3 Pentecost
Gen. 21:8-21 or Jer. 20:7-13
Ps. 86:1-10, 16-17 or Ps. 69:8-11, (12-17), 18-20
Rom. 6:1b-11
Matt. 10:24-39
Today’s collect states: “O Lord, make us have perpetual love and reverence for your holy name, for you never fail to help and govern those whom you have set upon the sure foundation of your lovingkindness.” Lovingkindness is something both tender and firm; it is, to translate more literally the Latin collect from which it is drawn, the “solidity of your love” (soliditate tuae dilectionis). God’s love for us is a trustworthy and reliable foundation.
The story of love is also the story of anguish and death. We know this from lived experience, and we read about it in sacred Scripture. The apostles suffered, the prophets suffered, Jesus languished and died upon a tree, and amid this pain, love was and is bringing forth a New Being. When suffering, however, is in full force, love may seem a million miles away.
When Sarah saw her son Isaac playing with Ishmael, the son of Hagar, she worried that Ishmael would share the inheritance promised to Isaac. At Sarah’s request, and with divine sanction, Abraham, though deeply troubled, consented to banish Hagar and her son to the wilderness of Beer-sheba. In many ways, this is similar to the more famous story about the sacrifice of Isaac. Abraham makes provision for what seems a death sentence. “So Abraham rose early in the morning, and took bread and a skin of water, and gave it to Hagar, putting it on her shoulder, along with the child, and sent her away. And she departed and wandered about in the wilderness of Beersheba. When the water in the skin was gone, she cast the child under one of the bushes. Then she went and sat down opposite him a good way off … and said, ‘Do not let me look on the death of the child’”(Gen. 21:14-15).

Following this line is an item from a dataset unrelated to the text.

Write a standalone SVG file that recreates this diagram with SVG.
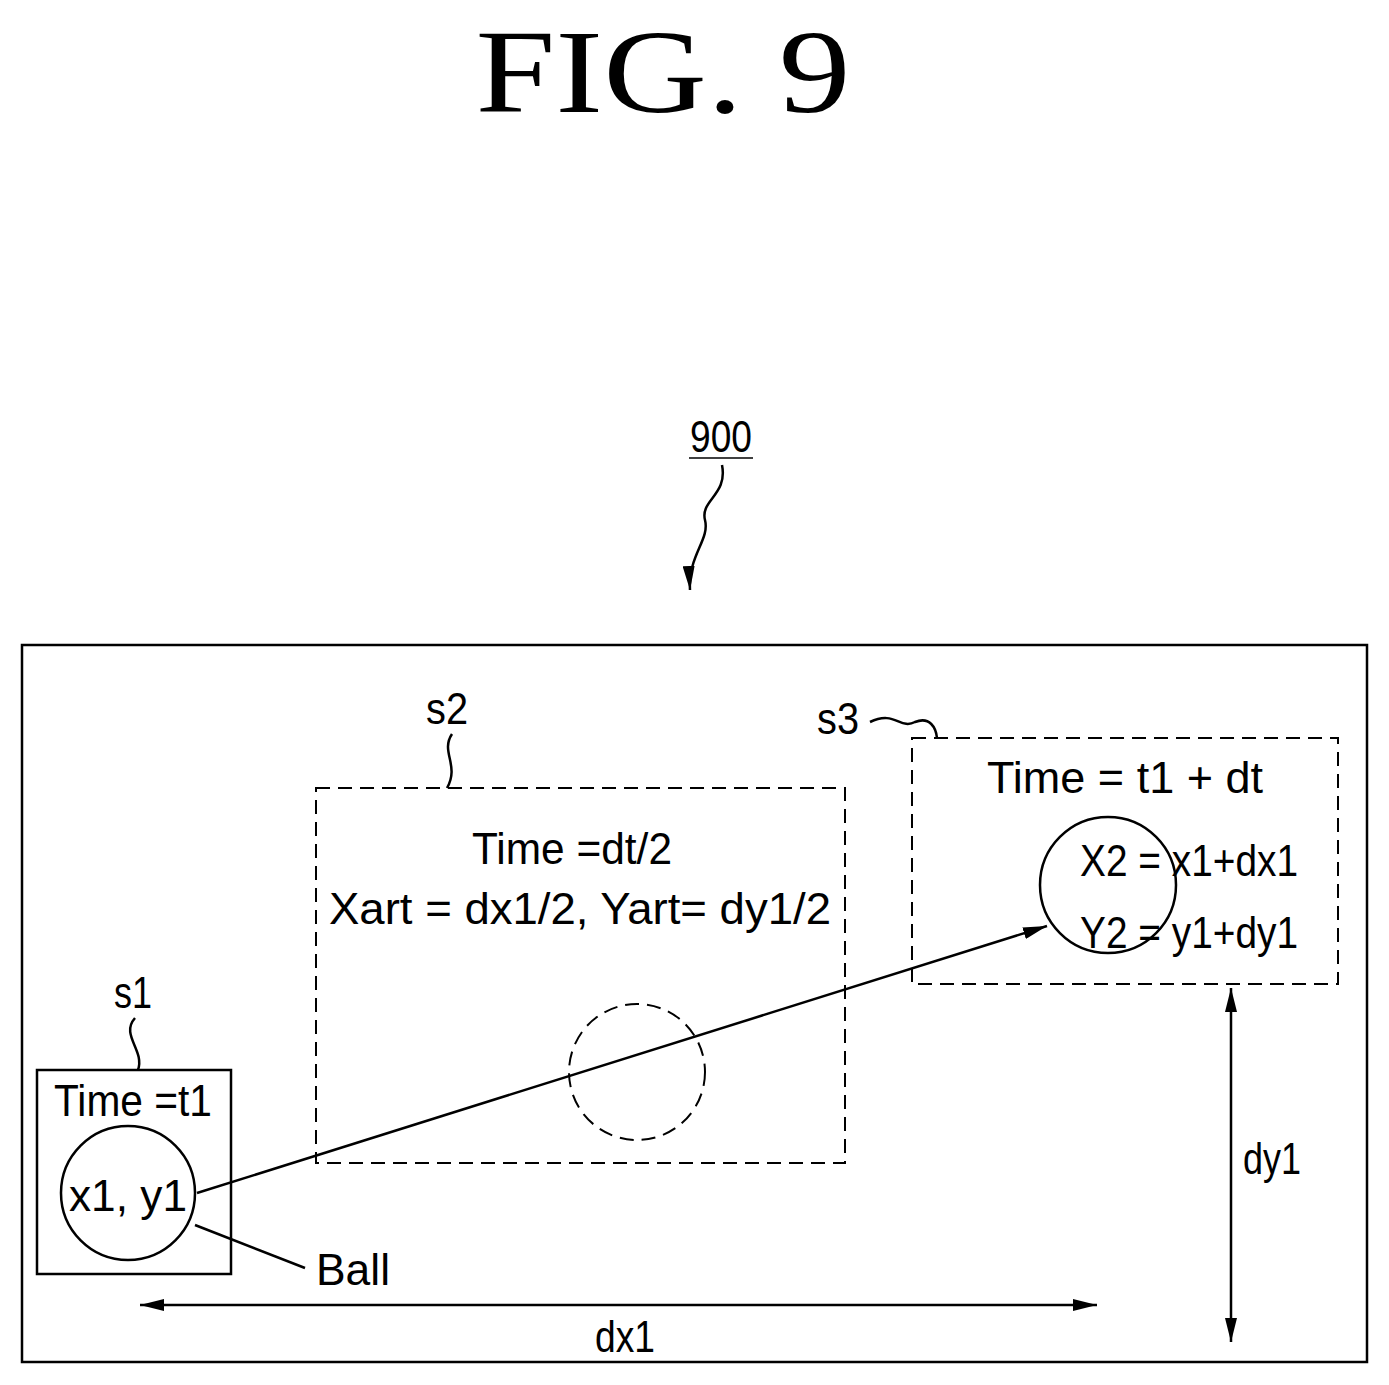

To Hagar, it seemed that death was inevitable, and, of course, it is. All we go down to the dust.
God heard the cry of Hagar and the cry of Ishmael and saved them, not from an inconvenience or irritation, but from death. Out of death came life. “God was with the boy, and he grew up; he lived in the wilderness, and became an expert with the bow. He lived in the wilderness of Paran, and his mother got a wife for him from the land of Egypt” (Gen. 21:20). It’s a good ending, but not merely a happy ending. The memory of desperation and near-death would follow them all the days of their lives. Again and again, there are cries in scripture to be saved from a time of trouble, the mire, those who hate me, the deep waters, the torrent that washes over, the deep that swallows up, the Pit (Ps. 69:16-17). We plead for the lovingkindness of God because we are desperate. “O God, make speed to save us. O Lord, make haste to help us” (Ps. 70:1; Evening Prayer).
We will lose our lives in the end, and all our effort to deny this only makes us more anxious and fearful. Trying to save ourselves, we lose any sense of who we most deeply are, having only the company of a miserable, anxious, and narrow persona. Who will deliver us from this body of death?
We fall, it is true, like the sparrow, and God perceives our death, but God saves from death. “We have been buried with him by baptism into death, so that just as Christ was raised from the dead by the glory of the Father, so we too might walk in newness of life” (Rom. 6:4).
We have died with Christ. We rise with him and walk with him. He is our life.
Look It Up: Read Romans 6:5-11.
Think About It: Whoever has died is freed from sin.